Price premium for R-12 vs R-0: approximately $450 (door cost difference, before labour which is similar for both)
Payback period: $450 / $180 = 2.5 years
For R-16+ with a $750 premium and $220 annual savings: payback is about 3.4 years. Both are excellent investments on a door with a 15 to 20-year lifespan.
The calculation changes if your garage is detached (no savings) or if you use electric baseboard heat in the adjacent room (higher savings, faster payback).
Other Benefits of Insulated Doors in GTA Climate
Beyond pure energy savings, insulated doors offer several important benefits for Toronto homeowners specifically:
Reduced Condensation and Rust
Non-insulated steel doors act as a cold surface against which warm indoor air condenses, causing rust on the door's interior surface and ice formation on the bottom seal.

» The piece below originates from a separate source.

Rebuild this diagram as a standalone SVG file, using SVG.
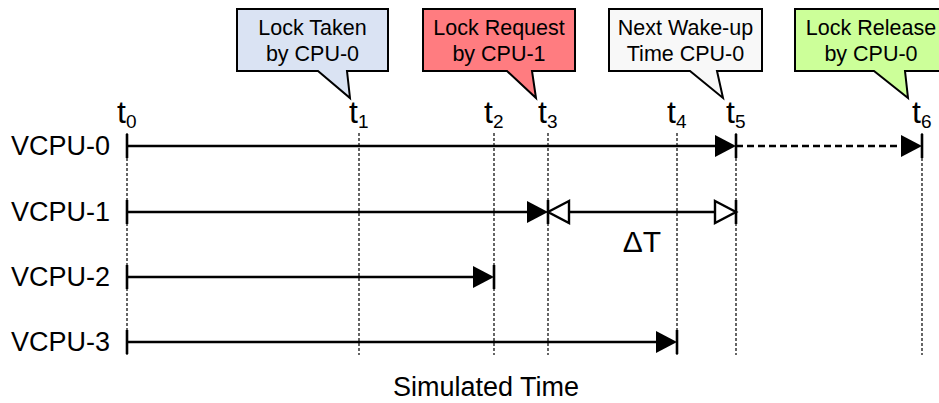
<svg xmlns="http://www.w3.org/2000/svg" xmlns:xlink="http://www.w3.org/1999/xlink" width="939" height="403" viewBox="0 0 939 403">
<style>
text{font-family:"Liberation Sans",Arial,sans-serif;fill:#000}
.lbl{font-size:27px}
.co{font-size:21.5px;text-anchor:middle}
.tm{font-size:32px}
.sub{font-size:19px}
.box{stroke:#000;stroke-width:2}
.grid{stroke:#000;stroke-width:1.2;stroke-dasharray:3,2;fill:none}
.ln{stroke:#000;stroke-width:2.6;fill:none}
.dash{stroke:#000;stroke-width:2.6;stroke-dasharray:7,4;fill:none}
.tick{stroke:#000;stroke-width:2.6}
.fill{fill:#000}
.open{fill:#fff;stroke:#000;stroke-width:2.4}
</style>
<defs>
<path id="ar" d="M-21,-11 L0,0 L-21,11 Z"/>
<path id="al" d="M21,-11 L0,0 L21,11 Z"/>
</defs>
<rect width="939" height="403" fill="#fff"/>
<g id="gridlines">
<line class="grid" x1="127" y1="133" x2="127" y2="355"/>
<line class="grid" x1="359" y1="133" x2="359" y2="355"/>
<line class="grid" x1="494" y1="133" x2="494" y2="355"/>
<line class="grid" x1="548" y1="133" x2="548" y2="355"/>
<line class="grid" x1="677" y1="133" x2="677" y2="355"/>
<line class="grid" x1="736" y1="133" x2="736" y2="355"/>
<line class="grid" x1="922" y1="133" x2="922" y2="355"/>
</g>
<g id="time-labels">
<text class="tm" x="117" y="123">t<tspan class="sub" dy="5">0</tspan></text>
<text class="tm" x="349" y="123">t<tspan class="sub" dy="5">1</tspan></text>
<text class="tm" x="484" y="123">t<tspan class="sub" dy="5">2</tspan></text>
<text class="tm" x="538" y="123">t<tspan class="sub" dy="5">3</tspan></text>
<text class="tm" x="667" y="123">t<tspan class="sub" dy="5">4</tspan></text>
<text class="tm" x="726" y="123">t<tspan class="sub" dy="5">5</tspan></text>
<text class="tm" x="912" y="123">t<tspan class="sub" dy="5">6</tspan></text>
</g>
<g id="callout-lock-taken">
<path class="box" fill="#dae3f3" d="M237,9 H388 V71 H347 L350,98 L318,71 H237 Z"/>
<text class="co" x="312.5" y="35">Lock Taken</text>
<text class="co" x="312.5" y="61">by CPU-0</text>
</g>
<g id="callout-lock-request">
<path class="box" fill="#ff7c80" d="M423,9 H575 V71 H532 L536,98 L507,71 H423 Z"/>
<text class="co" x="499" y="35">Lock Request</text>
<text class="co" x="499" y="61">by CPU-1</text>
</g>
<g id="callout-next-wakeup">
<path class="box" fill="#f8f8f8" d="M609,9 H762 V71 H717 L723,98 L690,71 H609 Z"/>
<text class="co" x="685.5" y="35">Next Wake-up</text>
<text class="co" x="685.5" y="61">Time CPU-0</text>
</g>
<g id="callout-lock-release">
<path class="box" fill="#ccff99" d="M795,9 H947 V71 H905 L908,98 L874,71 H795 Z"/>
<text class="co" x="871" y="35">Lock Release</text>
<text class="co" x="871" y="61">by CPU-0</text>
</g>
<g id="vcpu-labels">
<text class="lbl" x="110" y="155" text-anchor="end">VCPU-0</text>
<text class="lbl" x="110" y="221" text-anchor="end">VCPU-1</text>
<text class="lbl" x="110" y="286" text-anchor="end">VCPU-2</text>
<text class="lbl" x="110" y="351" text-anchor="end">VCPU-3</text>
</g>
<g id="connectors">
<line class="tick" x1="127" y1="134" x2="127" y2="158"/>
<line class="ln" x1="127" y1="146" x2="716" y2="146"/>
<use href="#ar" class="fill" x="736" y="146"/>
<line class="tick" x1="736" y1="134" x2="736" y2="158"/>
<line class="dash" x1="736" y1="146" x2="902" y2="146"/>
<use href="#ar" class="fill" x="922" y="146"/>
<line class="tick" x1="922" y1="134" x2="922" y2="158"/>
<line class="tick" x1="127" y1="200" x2="127" y2="224"/>
<line class="ln" x1="127" y1="212" x2="527" y2="212"/>
<use href="#ar" class="fill" x="548" y="212"/>
<line class="tick" x1="548" y1="200" x2="548" y2="224"/>
<line class="ln" x1="569" y1="212" x2="716" y2="212"/>
<use href="#al" class="open" x="548" y="212"/>
<use href="#ar" class="open" x="736" y="212"/>
<line class="tick" x1="736" y1="200" x2="736" y2="224"/>
<line class="tick" x1="127" y1="265" x2="127" y2="289"/>
<line class="ln" x1="127" y1="277" x2="474" y2="277"/>
<use href="#ar" class="fill" x="494" y="277"/>
<line class="tick" x1="494" y1="265" x2="494" y2="289"/>
<line class="tick" x1="127" y1="330" x2="127" y2="354"/>
<line class="ln" x1="127" y1="342" x2="657" y2="342"/>
<use href="#ar" class="fill" x="677" y="342"/>
<line class="tick" x1="677" y1="330" x2="677" y2="354"/>
</g>
<g id="delta-t">
<text x="642" y="252" font-size="30" text-anchor="middle">ΔT</text>
</g>
<g id="axis-title">
<text x="486" y="396" font-size="27" text-anchor="middle">Simulated Time</text>
</g>
</svg>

An insulated door with a warmer interior skin dramatically reduces this condensation. This extends the door's lifespan and prevents the bottom panel rust that plagues many Toronto garage doors by year 10.
Noise Reduction
A triple-layer insulated door is significantly quieter than a single-layer pan door, both from mechanical noise during operation and from outside traffic noise. If your garage is attached to a bedroom or home office, this is a meaningful quality-of-life improvement.
Structural Rigidity
Polyurethane-filled doors are structurally stiffer than non-insulated doors. They resist wind-induced bowing better and maintain panel integrity longer, especially important during Toronto's ice storms when wind pressure on the door can be significant.
Comfort During Loading and Unloading
On a -20C January morning in Toronto, the difference between stepping into a garage that is -18C versus -10C is very noticeable. While not a financial calculation, comfort has real value when you are loading groceries or warming up your car.